* Problem to work on
Pictures do not belong in your copy. Repeat all the other data exactly.

* Recorded information
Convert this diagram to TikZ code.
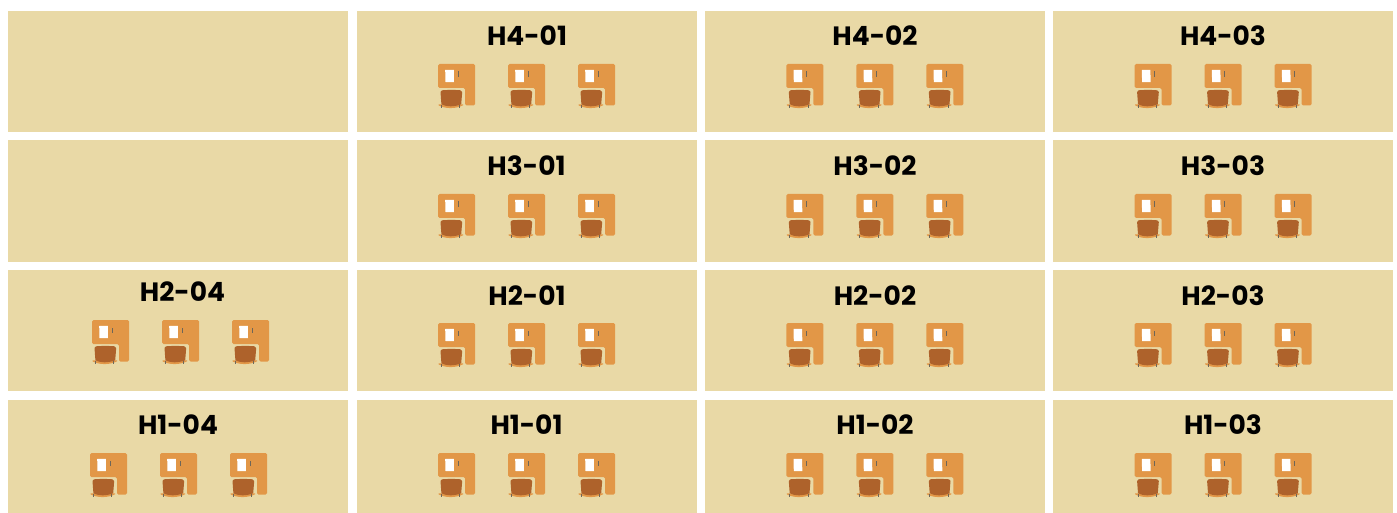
\documentclass[tikz,border=0pt]{standalone}
\usepackage{fontspec}
\setmainfont{Poppins}[BoldFont={* Bold}]
\definecolor{panel}{HTML}{E9D9A6}
\definecolor{desk}{HTML}{E29747}
\definecolor{seat}{HTML}{AE622B}
\definecolor{legs}{HTML}{6E6658}
\tikzset{
 x=1pt,y=-1pt,
 panelbox/.style={fill=panel,draw=none},
 title/.style={font=\fontsize{26.5}{26.5}\selectfont\bfseries,text=black,inner sep=0pt,anchor=center},
 deskpic/.pic={
  \fill[desk,rounded corners=1.5] (0,0) -- (37,0) -- (37,41.5) -- (27,41.5) -- (27,24) -- (0,24) -- cycle;
  \fill[white] (7.2,6) -- (15.8,5.8) -- (16,18.2) -- (7.5,18.2) -- cycle;
  \fill[legs] (19.6,7.5) rectangle (20.5,13);
  \fill[desk] (0.5,40.3) -- (25,40.3) -- (25,41.3) .. controls (18,45) and (7,45) .. (0.5,41.3) -- cycle;
  \fill[legs] (3,41.3) rectangle (3.8,44);
  \fill[legs] (21.4,41.3) rectangle (22.2,44);
  \fill[seat] (4,26.3) .. controls (9,25.8) and (18,25.8) .. (22.5,26.3) .. controls (23.8,26.5) and (24.3,27) .. (24.2,28)
    -- (23.2,40.3) .. controls (16,43) and (9,43) .. (3.4,40.3) -- (2.5,28) .. controls (2.4,27) and (2.7,26.5) .. (4,26.3) -- cycle;
 },
 trio/.pic={
  \pic at (0,0) {deskpic};
  \pic at (70,0) {deskpic};
  \pic at (140,0) {deskpic};
 }
}
\begin{document}
\begin{tikzpicture}
\useasboundingbox (0,0) rectangle (1397,513);
\fill[white] (0,0) rectangle (1397,513);
% row 4
\fill[panelbox] (8,11) rectangle (348,132);
\fill[panelbox] (357,11) rectangle (697,132);
\fill[panelbox] (705,11) rectangle (1045,132);
\fill[panelbox] (1053,11) rectangle (1393,132);
% row 3
\fill[panelbox] (8,140) rectangle (348,262);
\fill[panelbox] (357,140) rectangle (697,262);
\fill[panelbox] (705,140) rectangle (1045,262);
\fill[panelbox] (1053,140) rectangle (1393,262);
% row 2
\fill[panelbox] (8,270) rectangle (348,391);
\fill[panelbox] (357,270) rectangle (697,391);
\fill[panelbox] (705,270) rectangle (1045,391);
\fill[panelbox] (1053,270) rectangle (1393,391);
% row 1
\fill[panelbox] (8,400) rectangle (348,513);
\fill[panelbox] (357,400) rectangle (697,513);
\fill[panelbox] (705,400) rectangle (1045,513);
\fill[panelbox] (1053,400) rectangle (1393,513);
% titles
\node[title] (t41) at (527,35.5) {H4-01};
\node[title] (t42) at (875,35.5) {H4-02};
\node[title] (t43) at (1223,35.5) {H4-03};
\node[title] (t31) at (526.5,165.5) {H3-01};
\node[title] (t32) at (875,165.5) {H3-02};
\node[title] (t33) at (1223,165.5) {H3-03};
\node[title] (t24) at (182.5,291.5) {H2-04};
\node[title] (t21) at (527,295.5) {H2-01};
\node[title] (t22) at (875,295.5) {H2-02};
\node[title] (t23) at (1223,295.5) {H2-03};
\node[title] (t14) at (178,424.5) {H1-04};
\node[title] (t11) at (526.5,424.5) {H1-01};
\node[title] (t12) at (875,424.5) {H1-02};
\node[title] (t13) at (1223,424.5) {H1-03};
% desks
\pic at (438,64) {trio};
\pic at (786.3,64) {trio};
\pic at (1134.6,64) {trio};
\pic at (438,194) {trio};
\pic at (786.3,194) {trio};
\pic at (1134.6,194) {trio};
\pic at (92,320) {trio};
\pic at (438,323) {trio};
\pic at (786.3,323) {trio};
\pic at (1134.6,323) {trio};
\pic at (90,453) {trio};
\pic at (438,453) {trio};
\pic at (786.3,453) {trio};
\pic at (1134.6,453) {trio};
\end{tikzpicture}
\end{document}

* Task result
Convert this diagram to TikZ code.
\documentclass[tikz,border=0pt]{standalone}
\usepackage{fontspec}
\setmainfont{Poppins}[BoldFont={* Bold}]
\definecolor{panel}{HTML}{E9D9A6}
\definecolor{desk}{HTML}{E29747}
\definecolor{seat}{HTML}{AE622B}
\definecolor{legs}{HTML}{6E6658}
\tikzset{
 x=1pt,y=-1pt,
 panelbox/.style={fill=panel,draw=none},
 title/.style={font=\fontsize{26.5}{26.5}\selectfont\bfseries,text=black,inner sep=0pt,anchor=center},
 deskpic/.pic={
  \fill[desk,rounded corners=1.5] (0,0) -- (37,0) -- (37,41.5) -- (27,41.5) -- (27,24) -- (0,24) -- cycle;
  \fill[white] (7.2,6) -- (15.8,5.8) -- (16,18.2) -- (7.5,18.2) -- cycle;
  \fill[legs] (19.6,7.5) rectangle (20.5,13);
  \fill[desk] (0.5,40.3) -- (25,40.3) -- (25,41.3) .. controls (18,45) and (7,45) .. (0.5,41.3) -- cycle;
  \fill[legs] (3,41.3) rectangle (3.8,44);
  \fill[legs] (21.4,41.3) rectangle (22.2,44);
  \fill[seat] (4,26.3) .. controls (9,25.8) and (18,25.8) .. (22.5,26.3) .. controls (23.8,26.5) and (24.3,27) .. (24.2,28)
    -- (23.2,40.3) .. controls (16,43) and (9,43) .. (3.4,40.3) -- (2.5,28) .. controls (2.4,27) and (2.7,26.5) .. (4,26.3) -- cycle;
 },
 trio/.pic={
  \pic at (0,0) {deskpic};
  \pic at (70,0) {deskpic};
  \pic at (140,0) {deskpic};
 }
}
\begin{document}
\begin{tikzpicture}
\useasboundingbox (0,0) rectangle (1397,513);
\fill[white] (0,0) rectangle (1397,513);
% row 4
\fill[panelbox] (8,11) rectangle (348,132);
\fill[panelbox] (357,11) rectangle (697,132);
\fill[panelbox] (705,11) rectangle (1045,132);
\fill[panelbox] (1053,11) rectangle (1393,132);
% row 3
\fill[panelbox] (8,140) rectangle (348,262);
\fill[panelbox] (357,140) rectangle (697,262);
\fill[panelbox] (705,140) rectangle (1045,262);
\fill[panelbox] (1053,140) rectangle (1393,262);
% row 2
\fill[panelbox] (8,270) rectangle (348,391);
\fill[panelbox] (357,270) rectangle (697,391);
\fill[panelbox] (705,270) rectangle (1045,391);
\fill[panelbox] (1053,270) rectangle (1393,391);
% row 1
\fill[panelbox] (8,400) rectangle (348,513);
\fill[panelbox] (357,400) rectangle (697,513);
\fill[panelbox] (705,400) rectangle (1045,513);
\fill[panelbox] (1053,400) rectangle (1393,513);
% titles
\node[title] (t41) at (527,35.5) {H4-01};
\node[title] (t42) at (875,35.5) {H4-02};
\node[title] (t43) at (1223,35.5) {H4-03};
\node[title] (t31) at (526.5,165.5) {H3-01};
\node[title] (t32) at (875,165.5) {H3-02};
\node[title] (t33) at (1223,165.5) {H3-03};
\node[title] (t24) at (182.5,291.5) {H2-04};
\node[title] (t21) at (527,295.5) {H2-01};
\node[title] (t22) at (875,295.5) {H2-02};
\node[title] (t23) at (1223,295.5) {H2-03};
\node[title] (t14) at (178,424.5) {H1-04};
\node[title] (t11) at (526.5,424.5) {H1-01};
\node[title] (t12) at (875,424.5) {H1-02};
\node[title] (t13) at (1223,424.5) {H1-03};
% desks
\pic at (438,64) {trio};
\pic at (786.3,64) {trio};
\pic at (1134.6,64) {trio};
\pic at (438,194) {trio};
\pic at (786.3,194) {trio};
\pic at (1134.6,194) {trio};
\pic at (92,320) {trio};
\pic at (438,323) {trio};
\pic at (786.3,323) {trio};
\pic at (1134.6,323) {trio};
\pic at (90,453) {trio};
\pic at (438,453) {trio};
\pic at (786.3,453) {trio};
\pic at (1134.6,453) {trio};
\end{tikzpicture}
\end{document}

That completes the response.